─── DATASET EXCERPT

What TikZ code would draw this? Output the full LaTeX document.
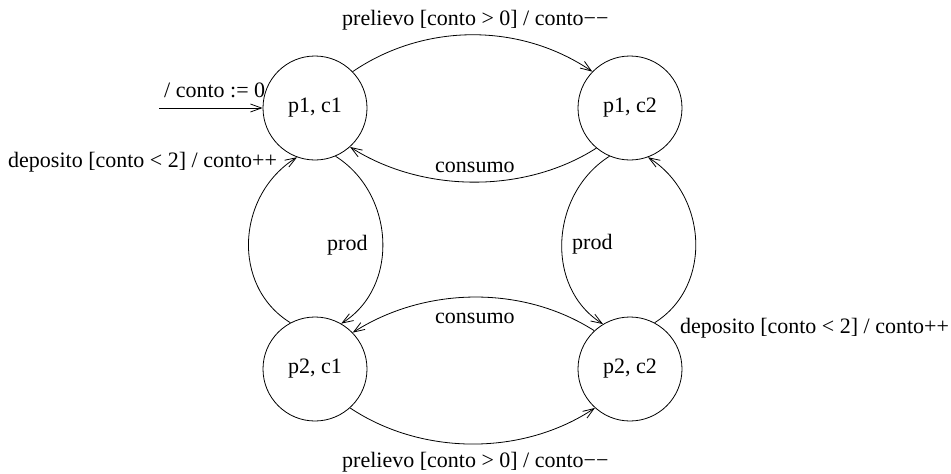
\documentclass[tikz,border=0pt]{standalone}
\usepackage{fontspec}
\setmainfont{Liberation Serif}
\usetikzlibrary{arrows.meta}
\tikzset{
  state/.style={draw, circle, minimum size=104pt, inner sep=0pt, line width=0.8pt, font=\fontsize{22}{26}\selectfont},
  lbl/.style={anchor=base west, inner sep=0pt, font=\fontsize{22}{26}\selectfont},
  conn/.style={line width=0.8pt, -{Straight Barb[length=11pt,width=8pt,line width=0.8pt]}}
}
\begin{document}
\begin{tikzpicture}[x=1pt,y=-1pt]
\useasboundingbox (0,0) rectangle (951,474);
\node[state] (a) at (315,108) {p1, c1};
\node[state] (b) at (630,108) {p1, c2};
\node[state] (c) at (315,369) {p2, c1};
\node[state] (d) at (630,369) {p2, c2};
\coordinate (init) at (159,108);

% initial
\draw[conn] (init) -- (a.west);
\node[lbl] (linit) at (164,97) {/ conto := 0};

% top prelievo
\draw[conn] (a.44) .. controls +(72,-49) and +(-72,-49) .. (b.136);
\node[lbl] (l1) at (342,25) {prelievo [conto > 0] / conto−−};

% top consumo
\draw[conn] (b.230) .. controls +(-72,46) and +(72,46) .. (a.312);
\node[lbl] (l2) at (435,172) {consumo};

% bottom consumo
\draw[conn] (d.133) .. controls +(-72,-46) and +(72,-46) .. (c.44);
\node[lbl] (l3) at (435,323) {consumo};

% bottom prelievo
\draw[conn] (c.312) .. controls +(72,48) and +(-72,48) .. (d.228);
\node[lbl] (l4) at (342,467) {prelievo [conto > 0] / conto−−};

% left prod
\draw[conn] (a.293) .. controls +(59,37) and +(59,-37) .. (c.60);
\node[lbl] (l5) at (327,250) {prod};

% left deposito
\draw[conn] (c.118) .. controls +(-60,-37) and +(-60,37) .. (a.250);
\node[lbl] (l6) at (8,167) {deposito [conto < 2] / conto++};

% right prod
\draw[conn] (b.247) .. controls +(-59,37) and +(-59,-37) .. (d.121);
\node[lbl] (l7) at (572,249) {prod};

% right deposito
\draw[conn] (d.62) .. controls +(59,-37) and +(59,37) .. (b.290);
\node[lbl] (l8) at (680,333) {deposito [conto < 2] / conto++};
\end{tikzpicture}
\end{document}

──────

■ **EXERCISE**
Each line of the data is to be duplicated exactly; pictures stay out of the copy.

■ **THE COMPLETED TASK**
What TikZ code would draw this? Output the full LaTeX document.
\documentclass[tikz,border=0pt]{standalone}
\usepackage{fontspec}
\setmainfont{Liberation Serif}
\usetikzlibrary{arrows.meta}
\tikzset{
  state/.style={draw, circle, minimum size=104pt, inner sep=0pt, line width=0.8pt, font=\fontsize{22}{26}\selectfont},
  lbl/.style={anchor=base west, inner sep=0pt, font=\fontsize{22}{26}\selectfont},
  conn/.style={line width=0.8pt, -{Straight Barb[length=11pt,width=8pt,line width=0.8pt]}}
}
\begin{document}
\begin{tikzpicture}[x=1pt,y=-1pt]
\useasboundingbox (0,0) rectangle (951,474);
\node[state] (a) at (315,108) {p1, c1};
\node[state] (b) at (630,108) {p1, c2};
\node[state] (c) at (315,369) {p2, c1};
\node[state] (d) at (630,369) {p2, c2};
\coordinate (init) at (159,108);

% initial
\draw[conn] (init) -- (a.west);
\node[lbl] (linit) at (164,97) {/ conto := 0};

% top prelievo
\draw[conn] (a.44) .. controls +(72,-49) and +(-72,-49) .. (b.136);
\node[lbl] (l1) at (342,25) {prelievo [conto > 0] / conto−−};

% top consumo
\draw[conn] (b.230) .. controls +(-72,46) and +(72,46) .. (a.312);
\node[lbl] (l2) at (435,172) {consumo};

% bottom consumo
\draw[conn] (d.133) .. controls +(-72,-46) and +(72,-46) .. (c.44);
\node[lbl] (l3) at (435,323) {consumo};

% bottom prelievo
\draw[conn] (c.312) .. controls +(72,48) and +(-72,48) .. (d.228);
\node[lbl] (l4) at (342,467) {prelievo [conto > 0] / conto−−};

% left prod
\draw[conn] (a.293) .. controls +(59,37) and +(59,-37) .. (c.60);
\node[lbl] (l5) at (327,250) {prod};

% left deposito
\draw[conn] (c.118) .. controls +(-60,-37) and +(-60,37) .. (a.250);
\node[lbl] (l6) at (8,167) {deposito [conto < 2] / conto++};

% right prod
\draw[conn] (b.247) .. controls +(-59,37) and +(-59,-37) .. (d.121);
\node[lbl] (l7) at (572,249) {prod};

% right deposito
\draw[conn] (d.62) .. controls +(59,-37) and +(59,37) .. (b.290);
\node[lbl] (l8) at (680,333) {deposito [conto < 2] / conto++};
\end{tikzpicture}
\end{document}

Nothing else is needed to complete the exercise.